Mas pela nossa dublagem em si, eu acho que não teria problema porque está sempre atual. Pessoal conhece o Popó até hoje, o nosso grande lutador. “Eu não tenho samba no pé, mas eu bato que nem Popó”, uma coisa assim que a gente brincava⁴. Quem não conhece o Popó já ouviu falar, pesquisa e sabe quem foi.
⁴ Essa citação ocorreu na segunda dublagem da série.
E saindo rapidinho do Yu Yu, teve dois outros animês que você dublou pela Áudio News e talvez você não se recorde. Temos um trechinho aqui de cada um, e a gente queria mostrar pra você.
Aqui mostramos um trecho de O Último Combate, 1º OVA baseado no mangá Grappler Baki (que ficou mais conhecido mundialmente recentemente pela série animada exibida na Netflix). Esse especial do Knack Productions de 1994 foi lançado por volta de 1996 no Brasil, em uma fita VHS distribuída pela Lloyds Filmes.
M: De onde vocês tiraram isso? Se eu não tivesse vendo, eu não acreditaria. Não me lembrava de que eu fiz isso, que foi dublado na Áudio News. Aí eu vi a minha abertura e me vi dublando ali… falei “sou eu!”. Não lembro absolutamente nada disso. Quem era a distribuidora?
J: Lloyds Filmes, era especializada em filmes de luta.
M: Lloyds Filmes? Meu Deus do céu… E em que ano foi isso? Porque deve ter vindo na esteira do Yu Yu, talvez…
J: Por volta de 1996, 97…
M: É, mais ou menos na época do Yu Yu. Cara, obrigado, obrigado por refrescar a minha memória. Porque eu me assustei agora, sou eu dublando, sou eu fazendo abertura, Áudio News… Caramba… Eu não me lembrava de absolutamente, voz novinha… (risos)
J: Como ele foi distribuído só por VHS, então talvez não tenha tido tanta repercussão, né. A gente tem um outro aqui.
M: Vamos ver.
Aqui mostramos um trecho de Babel II, OVA de 1992 baseado no mangá homônimo de Mitsuteru Yokoyama (sendo a segunda animação da obra, já que houve uma série de TV nos anos 1970). Apenas o começo desse OVA (2 episódios condensados) foi lançado dublado no Brasil, distribuído em VHS e replicado em DVD pela Mundial Filmes. Essa mesma produção foi exibida com dublagem em inglês e legendas pelo Multishow a partir de 1997. Uma série mais nova, de 2001, foi exibida pelo Animax.
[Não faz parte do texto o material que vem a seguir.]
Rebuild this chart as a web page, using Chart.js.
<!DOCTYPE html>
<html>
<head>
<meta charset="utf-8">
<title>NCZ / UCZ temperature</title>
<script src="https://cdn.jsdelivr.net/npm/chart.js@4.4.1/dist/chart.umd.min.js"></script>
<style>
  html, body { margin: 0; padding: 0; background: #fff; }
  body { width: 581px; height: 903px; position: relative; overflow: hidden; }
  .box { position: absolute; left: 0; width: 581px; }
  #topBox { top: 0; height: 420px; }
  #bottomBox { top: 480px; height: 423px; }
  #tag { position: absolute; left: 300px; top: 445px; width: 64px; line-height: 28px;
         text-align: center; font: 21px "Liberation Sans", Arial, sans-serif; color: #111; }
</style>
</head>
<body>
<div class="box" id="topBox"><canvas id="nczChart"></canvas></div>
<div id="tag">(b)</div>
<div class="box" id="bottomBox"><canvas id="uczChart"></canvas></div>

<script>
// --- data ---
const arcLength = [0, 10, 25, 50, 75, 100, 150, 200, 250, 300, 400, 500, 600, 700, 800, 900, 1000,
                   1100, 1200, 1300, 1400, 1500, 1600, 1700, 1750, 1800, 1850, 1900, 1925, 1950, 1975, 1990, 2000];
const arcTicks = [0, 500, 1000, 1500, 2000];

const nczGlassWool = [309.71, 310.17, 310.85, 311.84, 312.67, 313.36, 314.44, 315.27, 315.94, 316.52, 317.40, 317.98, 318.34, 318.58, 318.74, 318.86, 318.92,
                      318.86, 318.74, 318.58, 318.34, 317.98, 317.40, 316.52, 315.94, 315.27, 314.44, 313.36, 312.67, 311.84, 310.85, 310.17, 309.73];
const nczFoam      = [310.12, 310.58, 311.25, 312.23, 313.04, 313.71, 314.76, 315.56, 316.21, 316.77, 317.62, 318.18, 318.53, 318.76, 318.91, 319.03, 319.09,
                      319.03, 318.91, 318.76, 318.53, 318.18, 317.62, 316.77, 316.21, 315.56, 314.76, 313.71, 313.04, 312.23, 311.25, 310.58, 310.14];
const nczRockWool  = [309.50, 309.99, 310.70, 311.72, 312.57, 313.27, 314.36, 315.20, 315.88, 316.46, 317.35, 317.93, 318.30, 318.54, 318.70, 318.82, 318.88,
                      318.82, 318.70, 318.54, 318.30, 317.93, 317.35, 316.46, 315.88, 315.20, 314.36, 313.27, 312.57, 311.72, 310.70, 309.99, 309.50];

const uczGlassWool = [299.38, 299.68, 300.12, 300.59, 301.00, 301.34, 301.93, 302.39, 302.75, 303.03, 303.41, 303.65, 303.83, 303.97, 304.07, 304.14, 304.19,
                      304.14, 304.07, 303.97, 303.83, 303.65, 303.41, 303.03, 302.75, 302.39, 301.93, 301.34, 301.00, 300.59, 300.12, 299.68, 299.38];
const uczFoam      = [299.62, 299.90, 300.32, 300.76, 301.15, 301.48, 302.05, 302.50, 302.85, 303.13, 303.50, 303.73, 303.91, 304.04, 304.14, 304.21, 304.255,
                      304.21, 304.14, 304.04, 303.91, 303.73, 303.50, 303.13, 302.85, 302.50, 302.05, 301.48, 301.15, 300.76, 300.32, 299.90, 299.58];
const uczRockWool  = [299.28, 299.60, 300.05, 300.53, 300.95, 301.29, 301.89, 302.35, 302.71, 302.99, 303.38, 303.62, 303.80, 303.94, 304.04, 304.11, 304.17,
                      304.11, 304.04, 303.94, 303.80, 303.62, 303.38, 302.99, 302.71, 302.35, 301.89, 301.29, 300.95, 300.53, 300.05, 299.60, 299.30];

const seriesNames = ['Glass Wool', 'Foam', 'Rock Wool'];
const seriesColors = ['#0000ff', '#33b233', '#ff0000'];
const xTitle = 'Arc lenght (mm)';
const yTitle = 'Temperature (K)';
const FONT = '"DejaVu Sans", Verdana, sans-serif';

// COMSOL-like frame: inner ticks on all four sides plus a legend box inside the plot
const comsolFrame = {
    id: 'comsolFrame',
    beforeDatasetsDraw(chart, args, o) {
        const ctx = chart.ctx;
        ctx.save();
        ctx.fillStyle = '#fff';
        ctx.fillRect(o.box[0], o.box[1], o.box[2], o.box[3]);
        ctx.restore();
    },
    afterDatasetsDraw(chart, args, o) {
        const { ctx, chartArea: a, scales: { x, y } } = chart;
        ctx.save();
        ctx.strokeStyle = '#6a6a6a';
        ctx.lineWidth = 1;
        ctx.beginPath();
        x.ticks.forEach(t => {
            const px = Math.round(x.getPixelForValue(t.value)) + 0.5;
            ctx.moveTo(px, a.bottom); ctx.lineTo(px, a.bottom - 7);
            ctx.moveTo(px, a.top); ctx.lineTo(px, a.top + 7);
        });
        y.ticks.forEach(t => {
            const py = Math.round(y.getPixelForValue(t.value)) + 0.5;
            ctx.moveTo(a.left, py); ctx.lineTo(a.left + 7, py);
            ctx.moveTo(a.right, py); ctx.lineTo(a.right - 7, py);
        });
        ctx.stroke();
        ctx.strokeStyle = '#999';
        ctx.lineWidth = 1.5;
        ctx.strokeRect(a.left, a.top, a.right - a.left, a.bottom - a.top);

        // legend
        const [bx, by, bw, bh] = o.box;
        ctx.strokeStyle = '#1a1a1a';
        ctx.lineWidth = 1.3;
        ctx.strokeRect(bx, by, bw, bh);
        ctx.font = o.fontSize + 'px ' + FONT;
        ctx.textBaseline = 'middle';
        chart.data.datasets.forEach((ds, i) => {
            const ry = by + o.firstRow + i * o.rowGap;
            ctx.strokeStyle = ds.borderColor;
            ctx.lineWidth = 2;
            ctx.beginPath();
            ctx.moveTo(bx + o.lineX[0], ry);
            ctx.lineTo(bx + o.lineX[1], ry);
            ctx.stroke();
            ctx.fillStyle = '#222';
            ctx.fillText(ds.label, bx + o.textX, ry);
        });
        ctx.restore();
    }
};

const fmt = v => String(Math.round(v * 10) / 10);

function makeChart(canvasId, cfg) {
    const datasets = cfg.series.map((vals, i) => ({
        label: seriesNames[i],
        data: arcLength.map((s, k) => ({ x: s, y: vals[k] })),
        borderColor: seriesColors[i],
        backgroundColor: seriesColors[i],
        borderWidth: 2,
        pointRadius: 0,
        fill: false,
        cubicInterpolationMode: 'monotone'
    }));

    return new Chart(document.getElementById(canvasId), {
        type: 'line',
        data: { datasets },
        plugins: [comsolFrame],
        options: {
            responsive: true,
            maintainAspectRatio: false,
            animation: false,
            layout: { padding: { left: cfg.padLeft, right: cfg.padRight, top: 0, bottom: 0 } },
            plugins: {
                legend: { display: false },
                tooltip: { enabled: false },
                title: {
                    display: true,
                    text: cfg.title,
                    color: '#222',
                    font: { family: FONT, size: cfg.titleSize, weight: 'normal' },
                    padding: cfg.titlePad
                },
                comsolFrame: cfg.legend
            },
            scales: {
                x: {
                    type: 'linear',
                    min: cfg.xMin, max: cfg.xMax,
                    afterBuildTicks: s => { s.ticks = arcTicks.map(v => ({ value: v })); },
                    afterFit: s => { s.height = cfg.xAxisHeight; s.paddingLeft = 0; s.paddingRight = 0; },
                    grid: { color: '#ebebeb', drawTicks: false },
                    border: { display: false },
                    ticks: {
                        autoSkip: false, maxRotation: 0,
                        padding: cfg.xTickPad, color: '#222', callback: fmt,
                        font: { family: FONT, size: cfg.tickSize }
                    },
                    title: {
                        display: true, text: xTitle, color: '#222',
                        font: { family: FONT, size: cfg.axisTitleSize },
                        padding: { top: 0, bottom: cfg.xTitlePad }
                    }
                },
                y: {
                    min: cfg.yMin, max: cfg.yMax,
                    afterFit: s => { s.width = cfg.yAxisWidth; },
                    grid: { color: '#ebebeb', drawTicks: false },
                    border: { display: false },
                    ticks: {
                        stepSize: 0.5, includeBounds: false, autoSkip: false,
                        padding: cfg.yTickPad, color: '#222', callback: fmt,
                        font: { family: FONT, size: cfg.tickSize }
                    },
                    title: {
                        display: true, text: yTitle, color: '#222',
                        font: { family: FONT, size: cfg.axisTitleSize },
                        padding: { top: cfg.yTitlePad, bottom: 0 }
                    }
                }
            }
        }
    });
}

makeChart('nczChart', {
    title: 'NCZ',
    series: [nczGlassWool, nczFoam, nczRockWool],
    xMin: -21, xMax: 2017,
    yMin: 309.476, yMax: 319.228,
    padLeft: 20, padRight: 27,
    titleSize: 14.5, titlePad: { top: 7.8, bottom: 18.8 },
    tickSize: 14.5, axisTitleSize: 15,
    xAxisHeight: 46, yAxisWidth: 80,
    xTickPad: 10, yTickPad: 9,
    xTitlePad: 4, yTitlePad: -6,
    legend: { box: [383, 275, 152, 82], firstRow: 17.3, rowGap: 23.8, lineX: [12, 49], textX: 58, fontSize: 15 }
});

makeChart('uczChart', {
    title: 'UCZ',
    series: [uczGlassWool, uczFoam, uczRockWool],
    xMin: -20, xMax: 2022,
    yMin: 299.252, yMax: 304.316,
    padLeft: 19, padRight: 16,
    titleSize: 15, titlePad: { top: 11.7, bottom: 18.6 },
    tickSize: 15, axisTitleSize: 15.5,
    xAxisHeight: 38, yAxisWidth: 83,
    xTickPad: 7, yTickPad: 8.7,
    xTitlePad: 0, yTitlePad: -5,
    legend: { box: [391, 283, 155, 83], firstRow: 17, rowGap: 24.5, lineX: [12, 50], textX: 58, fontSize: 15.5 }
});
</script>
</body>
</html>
M: Também não me lembro. Isaac Bardavid fazendo ali o vilão. Eu trabalhei muito com o Bardavid, dirigi muito ele.
J: Esse segundo trechinho que a gente viu foi de um animê chamado Babel II.
M: Agora eu lembro mais ou menos. Esse Babel eu lembro, mais ou menos, talvez seja Mundial Filmes. Você sabe o ano dele?
J: Foi Mundial Filmes sim, no final dos anos 1990, o ano exato a gente não sabe.
M: A gente fez muita coisa para a Mundial Filmes. Essa distribuidora foi uma das primeiras que a gente (Áudio News) trabalhou. Naquele tempo o VHS era muito forte e a Mundial Filmes tinha uma linha “adulto”, que não era era pornô, chamava “adulto” porque eram filmes de ação. Tinha essa linha adulta, uma linha “teen”, que eram esses animês, coisa desse tipo, e uma linha “kids”. Então a gente dublou muitas coisas pra eles, pra crianças, para adolescentes e filmes de ação que iam, inclusive, para a TV Globo.
A Mundial Filmes na época era uma uma grande distribuidora, não sei se existe ainda, mas era uma grande distribuidora de filmes. Esse foi um outro cliente que eu fiz um desafio: se você não gostar, não precisa pagar. “Tá, toma aí o filme, dubla para mim.” E quando eu botei todas as vozes de um desenho que ele estava lançando, chamado BraveStarr, que era da Globo e ele estava lançando em VHS… ia botar outras vozes. Eu falei “aí vai complicar, é sucesso na TV Globo esse desenho. Se o senhor colocar outras vozes”… “Você consegue as vozes?” “Consigo todas as vozes”, “eu não acredito.”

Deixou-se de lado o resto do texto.